_Data excerpt:_

- - - - -

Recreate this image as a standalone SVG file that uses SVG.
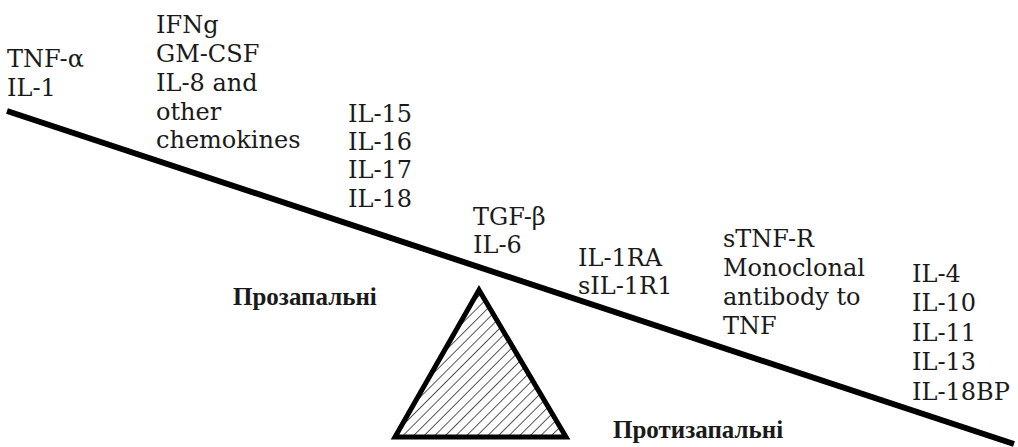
<svg xmlns="http://www.w3.org/2000/svg" width="1018" height="447" viewBox="0 0 1018 447">
<style>
  text { fill: #1a1a1a; }
  .t { font-family: 'DejaVu Serif', serif; font-size: 24px; }
  .b { font-family: 'Liberation Serif', 'DejaVu Serif', serif; font-size: 25px; font-weight: 700; }
  .beam { stroke: #000; stroke-width: 6; fill: none; }
  .fulcrum { stroke: #000; stroke-width: 5; stroke-linejoin: miter; fill: url(#hatch); }
</style>
<defs>
  <pattern id="hatch" patternUnits="userSpaceOnUse" width="7.5" height="7.5" patternTransform="rotate(45)">
    <rect width="7.5" height="7.5" fill="#fff"/>
    <line x1="0" y1="0" x2="0" y2="7.5" stroke="#000" stroke-width="1.3"/>
  </pattern>
</defs>
<rect width="1018" height="447" fill="#fff"/>
<g id="connectors">
  <line class="beam" x1="7" y1="111" x2="1014" y2="444"/>
</g>
<g id="fulcrum">
  <polygon class="fulcrum" points="479,290 395,437 566,437"/>
</g>
<g id="group-tnf">
  <text class="t" x="7" y="67">TNF-α</text>
  <text class="t" x="7" y="96">IL-1</text>
</g>
<g id="group-ifng">
  <text class="t" x="156" y="33">IFNg</text>
  <text class="t" x="156" y="62">GM-CSF</text>
  <text class="t" x="156" y="91">IL-8 and</text>
  <text class="t" x="156" y="120">other</text>
  <text class="t" x="156" y="148">chemokines</text>
</g>
<g id="group-il15">
  <text class="t" x="348" y="122">IL-15</text>
  <text class="t" x="348" y="150">IL-16</text>
  <text class="t" x="348" y="178">IL-17</text>
  <text class="t" x="348" y="207">IL-18</text>
</g>
<g id="group-tgf">
  <text class="t" x="473" y="225">TGF-β</text>
  <text class="t" x="473" y="253">IL-6</text>
</g>
<g id="group-il1ra">
  <text class="t" x="578" y="266">IL-1RA</text>
  <text class="t" x="578" y="294">sIL-1R1</text>
</g>
<g id="group-stnfr">
  <text class="t" x="723" y="247">sTNF-R</text>
  <text class="t" x="723" y="276">Monoclonal</text>
  <text class="t" x="723" y="305">antibody to</text>
  <text class="t" x="723" y="334">TNF</text>
</g>
<g id="group-il4">
  <text class="t" x="912" y="282">IL-4</text>
  <text class="t" x="912" y="311">IL-10</text>
  <text class="t" x="912" y="341">IL-11</text>
  <text class="t" x="912" y="370">IL-13</text>
  <text class="t" x="912" y="400">IL-18BP</text>
</g>
<g id="label-pro">
  <text class="b" x="233" y="305">Прозапальні</text>
</g>
<g id="label-anti">
  <text class="b" x="613" y="438">Протизапальні</text>
</g>
</svg>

- - - - -

_Your task:_ Each line of the data should be quoted exactly, with pictures left out.

_Full output:_
Recreate this image as a standalone SVG file that uses SVG.
<svg xmlns="http://www.w3.org/2000/svg" width="1018" height="447" viewBox="0 0 1018 447">
<style>
  text { fill: #1a1a1a; }
  .t { font-family: 'DejaVu Serif', serif; font-size: 24px; }
  .b { font-family: 'Liberation Serif', 'DejaVu Serif', serif; font-size: 25px; font-weight: 700; }
  .beam { stroke: #000; stroke-width: 6; fill: none; }
  .fulcrum { stroke: #000; stroke-width: 5; stroke-linejoin: miter; fill: url(#hatch); }
</style>
<defs>
  <pattern id="hatch" patternUnits="userSpaceOnUse" width="7.5" height="7.5" patternTransform="rotate(45)">
    <rect width="7.5" height="7.5" fill="#fff"/>
    <line x1="0" y1="0" x2="0" y2="7.5" stroke="#000" stroke-width="1.3"/>
  </pattern>
</defs>
<rect width="1018" height="447" fill="#fff"/>
<g id="connectors">
  <line class="beam" x1="7" y1="111" x2="1014" y2="444"/>
</g>
<g id="fulcrum">
  <polygon class="fulcrum" points="479,290 395,437 566,437"/>
</g>
<g id="group-tnf">
  <text class="t" x="7" y="67">TNF-α</text>
  <text class="t" x="7" y="96">IL-1</text>
</g>
<g id="group-ifng">
  <text class="t" x="156" y="33">IFNg</text>
  <text class="t" x="156" y="62">GM-CSF</text>
  <text class="t" x="156" y="91">IL-8 and</text>
  <text class="t" x="156" y="120">other</text>
  <text class="t" x="156" y="148">chemokines</text>
</g>
<g id="group-il15">
  <text class="t" x="348" y="122">IL-15</text>
  <text class="t" x="348" y="150">IL-16</text>
  <text class="t" x="348" y="178">IL-17</text>
  <text class="t" x="348" y="207">IL-18</text>
</g>
<g id="group-tgf">
  <text class="t" x="473" y="225">TGF-β</text>
  <text class="t" x="473" y="253">IL-6</text>
</g>
<g id="group-il1ra">
  <text class="t" x="578" y="266">IL-1RA</text>
  <text class="t" x="578" y="294">sIL-1R1</text>
</g>
<g id="group-stnfr">
  <text class="t" x="723" y="247">sTNF-R</text>
  <text class="t" x="723" y="276">Monoclonal</text>
  <text class="t" x="723" y="305">antibody to</text>
  <text class="t" x="723" y="334">TNF</text>
</g>
<g id="group-il4">
  <text class="t" x="912" y="282">IL-4</text>
  <text class="t" x="912" y="311">IL-10</text>
  <text class="t" x="912" y="341">IL-11</text>
  <text class="t" x="912" y="370">IL-13</text>
  <text class="t" x="912" y="400">IL-18BP</text>
</g>
<g id="label-pro">
  <text class="b" x="233" y="305">Прозапальні</text>
</g>
<g id="label-anti">
  <text class="b" x="613" y="438">Протизапальні</text>
</g>
</svg>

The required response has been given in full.